Perhaps, just perhaps, Harper’s inevitable economic fear campaign, so effective in previous elections, will falter in 2015.

But Justin Trudeau as prime minister? Ugh! Yet more and more voters are joining the ABH (Anybody But Harper) bandwagon, and Thomas Mulcair and the NDP just haven’t got the numbers. Besides, would there really be much difference between the two choices to replace Harper? Fortunately I’ve got a decent NDP candidate to vote for — Erin Weir.

The Scots Will Rise Again

“No” won the day on Sept. 18, 55 to 45 per cent.

But the future belongs to “Yes.”

The Scottish referendum was not just a dream of independence for its own glorious sake. Behind that lay the dream of carving out a little nation of five million, free of domination by centralized power in Westminster. And that dream is not dead.

The “Yes” side made it very clear that this was a referendum on saving what was left of the slashed and bruised welfare state, especially comprehensive public health care, decent levels of income security and reliable pensions for those in their declining years. They also dreamed of undoing some of the damage to the welfare state, thrashed by neoliberalism for the last three decades.

That’s why “Yes” won Glasgow and Dundee, and that’s why the “Yes” vote was highest in areas of higher unemployment and lower average incomes.

Why does the future belong to “Yes”? An analysis of voting patterns by age cohorts provides the answer.

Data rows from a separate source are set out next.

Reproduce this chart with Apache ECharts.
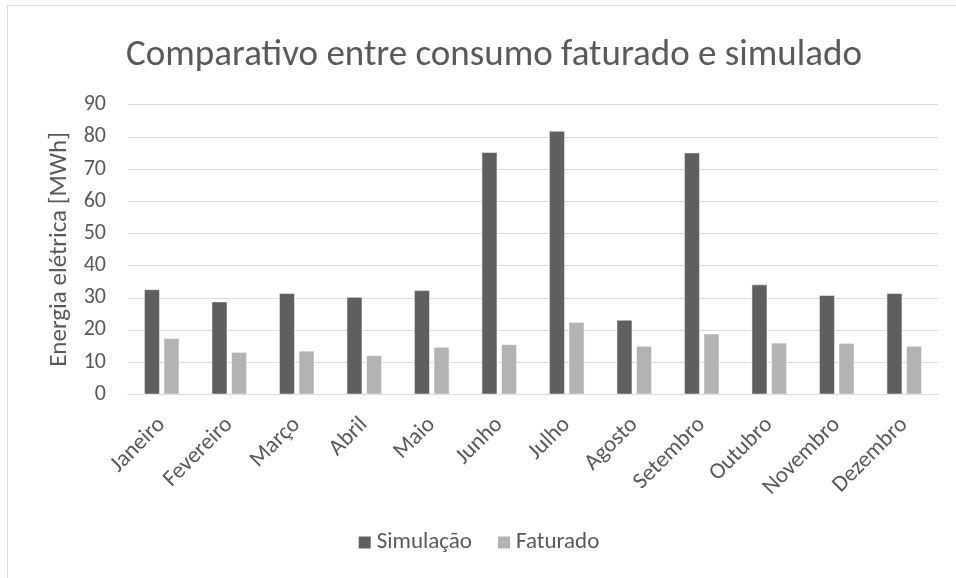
<!DOCTYPE html>
<html>
<head>
<meta charset="utf-8">
<script src="https://cdn.jsdelivr.net/npm/echarts@6/dist/echarts.min.js"></script>
<style>
  html, body { margin: 0; padding: 0; background: #fff; }
  #chart { width: 956px; height: 578px; }
</style>
</head>
<body>
<div id="chart"></div>
<script>
const meses = ["Janeiro", "Fevereiro", "Março", "Abril", "Maio", "Junho", "Julho", "Agosto", "Setembro", "Outubro", "Novembro", "Dezembro"];
const simulacao = [32.6, 28.8, 31.4, 30.2, 32.3, 75.2, 81.8, 23.1, 75.1, 34.1, 30.8, 31.4];
const faturado = [17.4, 13.1, 13.5, 12.1, 14.7, 15.5, 22.4, 15.0, 18.8, 16.0, 15.9, 15.0];
const yTicks = [0, 10, 20, 30, 40, 50, 60, 70, 80, 90];

const fonte = "Carlito, 'Open Sans', sans-serif";
const cinzaTexto = "#595959";

const chart = echarts.init(document.getElementById('chart'));
chart.setOption({
    animation: false,
    textStyle: { fontFamily: fonte, color: cinzaTexto },
    title: {
        text: "Comparativo entre consumo faturado e simulado",
        left: 489,
        top: 32,
        textAlign: 'center',
        textStyle: { fontFamily: fonte, fontSize: 37, fontWeight: 'normal', color: cinzaTexto }
    },
    graphic: [{
        type: 'rect',
        shape: { x: 7.5, y: 5.5, width: 1000, height: 1000 },
        style: { fill: 'none', stroke: '#d9d9d9', lineWidth: 1 },
        silent: true
    }],
    legend: {
        data: ["Simulação", "Faturado"],
        left: 'center',
        top: 531,
        padding: 0,
        itemWidth: 14,
        itemHeight: 14,
        itemGap: 24,
        icon: 'rect',
        textStyle: { fontFamily: fonte, fontSize: 23, color: cinzaTexto }
    },
    grid: { left: 128, right: 18, top: 104.7, bottom: 183.7, containLabel: false },
    xAxis: {
        type: 'category',
        data: meses,
        axisLine: { lineStyle: { color: '#d9d9d9' } },
        axisTick: { show: false },
        axisLabel: { rotate: 45, fontSize: 23, color: cinzaTexto, margin: 27, interval: 0 }
    },
    yAxis: {
        type: 'value',
        min: yTicks[0],
        max: yTicks[yTicks.length - 1],
        interval: 10,
        name: "Energia elétrica [MWh]",
        nameLocation: 'middle',
        nameGap: 56,
        nameTextStyle: { fontFamily: fonte, fontSize: 25, color: cinzaTexto },
        axisLine: { show: false },
        axisTick: { show: false },
        axisLabel: { fontSize: 22, color: cinzaTexto, margin: 22 },
        splitLine: { lineStyle: { color: '#d9d9d9', width: 1 } }
    },
    series: [
        {
            name: "Simulação",
            type: 'bar',
            data: simulacao,
            barGap: '26%',
            barCategoryGap: '48%',
            itemStyle: { color: '#5f5f5f', borderColor: '#ffffff', borderWidth: 0.5 }
        },
        {
            name: "Faturado",
            type: 'bar',
            data: faturado,
            itemStyle: { color: '#b3b3b3', borderColor: '#ffffff', borderWidth: 0.5 }
        }
    ]
});
</script>
</body>
</html>
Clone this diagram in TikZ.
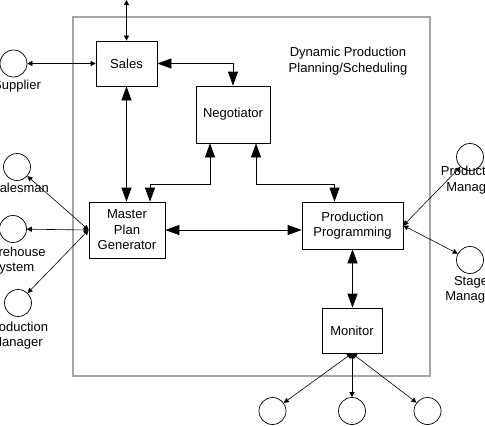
\documentclass[tikz,border=0pt]{standalone}
\usepackage{fontspec}
\setmainfont{Liberation Sans}
\usetikzlibrary{arrows.meta}
\begin{document}
\begin{tikzpicture}[x=1pt,y=-1pt,
  every node/.style={font=\fontsize{13}{15.5}\selectfont},
  box/.style={draw=black,line width=0.7pt,minimum width=#1,align=center,inner sep=0pt},
  ent/.style={draw=black,line width=0.7pt,circle,minimum size=27pt,inner sep=0pt},
  lab/.style={align=center,inner sep=0pt},
  big/.style={line width=0.7pt,{Triangle[length=14pt,width=10pt]}-{Triangle[length=14pt,width=10pt]}},
  small/.style={line width=0.6pt,{Triangle[length=5pt,width=5pt]}-{Triangle[length=5pt,width=5pt]}}]
\useasboundingbox (0,0) rectangle (485,426);
% frame
\draw[gray!70,line width=1.2pt] (73,17) rectangle (430,376);
\node[lab] (title) at (348,61) {Dynamic Production\\Planning/Scheduling};
% boxes
\node[box=61pt,minimum height=45pt] (sales) at (126.5,63.5) {Sales};
\node[box=74pt,minimum height=57pt] (neg) at (233,114.5) {Negotiator};
\node[box=76pt,minimum height=56pt] (mpg) at (127,230) {Master\\Plan\\Generator};
\node[box=101pt,minimum height=47pt] (pp) at (352.5,225.5) {Production\\Programming};
\node[box=60pt,minimum height=45pt] (mon) at (352,330.5) {Monitor};
% external entities
\node[ent] (sup) at (13.5,63.5) {};
\node[ent] (sal) at (17,167) {};
\node[ent] (wh) at (13,229) {};
\node[ent] (pm1) at (18,303) {};
\node[ent] (pm2) at (470,157) {};
\node[ent] (stg) at (470,260) {};
\node[ent] (b1) at (272.5,411) {};
\node[ent] (b2) at (352,411) {};
\node[ent] (b3) at (427.5,411) {};
\coordinate (top) at (126.5,0);
% labels
\node[lab] (lsup) at (17,86) {Supplier};
\node[lab] (lsal) at (20,188) {Salesman};
\node[lab] (lwh) at (12.5,260.5) {Warehouse\\System};
\node[lab] (lpm1) at (17,335.5) {Production\\Manager};
\node[lab] (lpm2) at (472,180) {Production\\Manager};
\node[lab] (lstg) at (471,290) {Stage\\Manager};
% connectors
\draw[small] (top) -- (sales.north);
\draw[small] (sup) -- (sales.west);
\draw[big] (sales.east) -| (neg.north);
\draw[big] (sales.south) -- (sales.south |- mpg.north);
\draw[big] ([xshift=-23pt]neg.south) -- ++(0,41) -| ([xshift=23pt]mpg.north);
\draw[big] ([xshift=23pt]neg.south) -- ++(0,41) -| ([xshift=-18pt]pp.north);
\draw[big] (mpg.east) -- (mpg.east -| pp.west);
\draw[big] (pp.south) -- (pp.south |- mon.north);
\draw[small] (mpg.west) -- (sal);
\draw[small] (mpg.west) -- (wh);
\draw[small] (mpg.west) -- (pm1);
\draw[small] (pp.east) -- (pm2);
\draw[small] (pp.east) -- (stg);
\draw[small] (mon.south) -- (b1);
\draw[small] (mon.south) -- (b2);
\draw[small] (mon.south) -- (b3);
\end{tikzpicture}
\end{document}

“Yes” won clear majorities in the following age groups: 16 to 17 and 25 to 54. “Yes” lost by a whisker among those 18 to 24 (school leavers worried about jobs?). “Yes” lost heavily in the 55 to 64 group (57 to 43 per cent) and was crushed among those 65 and over (73 to 27 per cent). Project Fear won. This time.

There will be another referendum, perhaps within a decade. Just as the initial move to devolution in 1997 set the stage for this referendum, the greater powers promised to win votes for the “No” will set the stage for the next. One in four “No” voters did so due to the last-minute solemn promise from the Tories, Labour, and the Liberal-Democrats that Scotland would be granted greater “political and fiscal” autonomy if they voted “No.” That promise may turn out to be fool’s gold in a unitary state dominated by a business class and a political elite hell-bent on shoving neoliberalism down the people’s throats.

The dream of new possibilities through independence is now abroad in day-to-day political discourse among the entire population in Scotland. It will not disappear.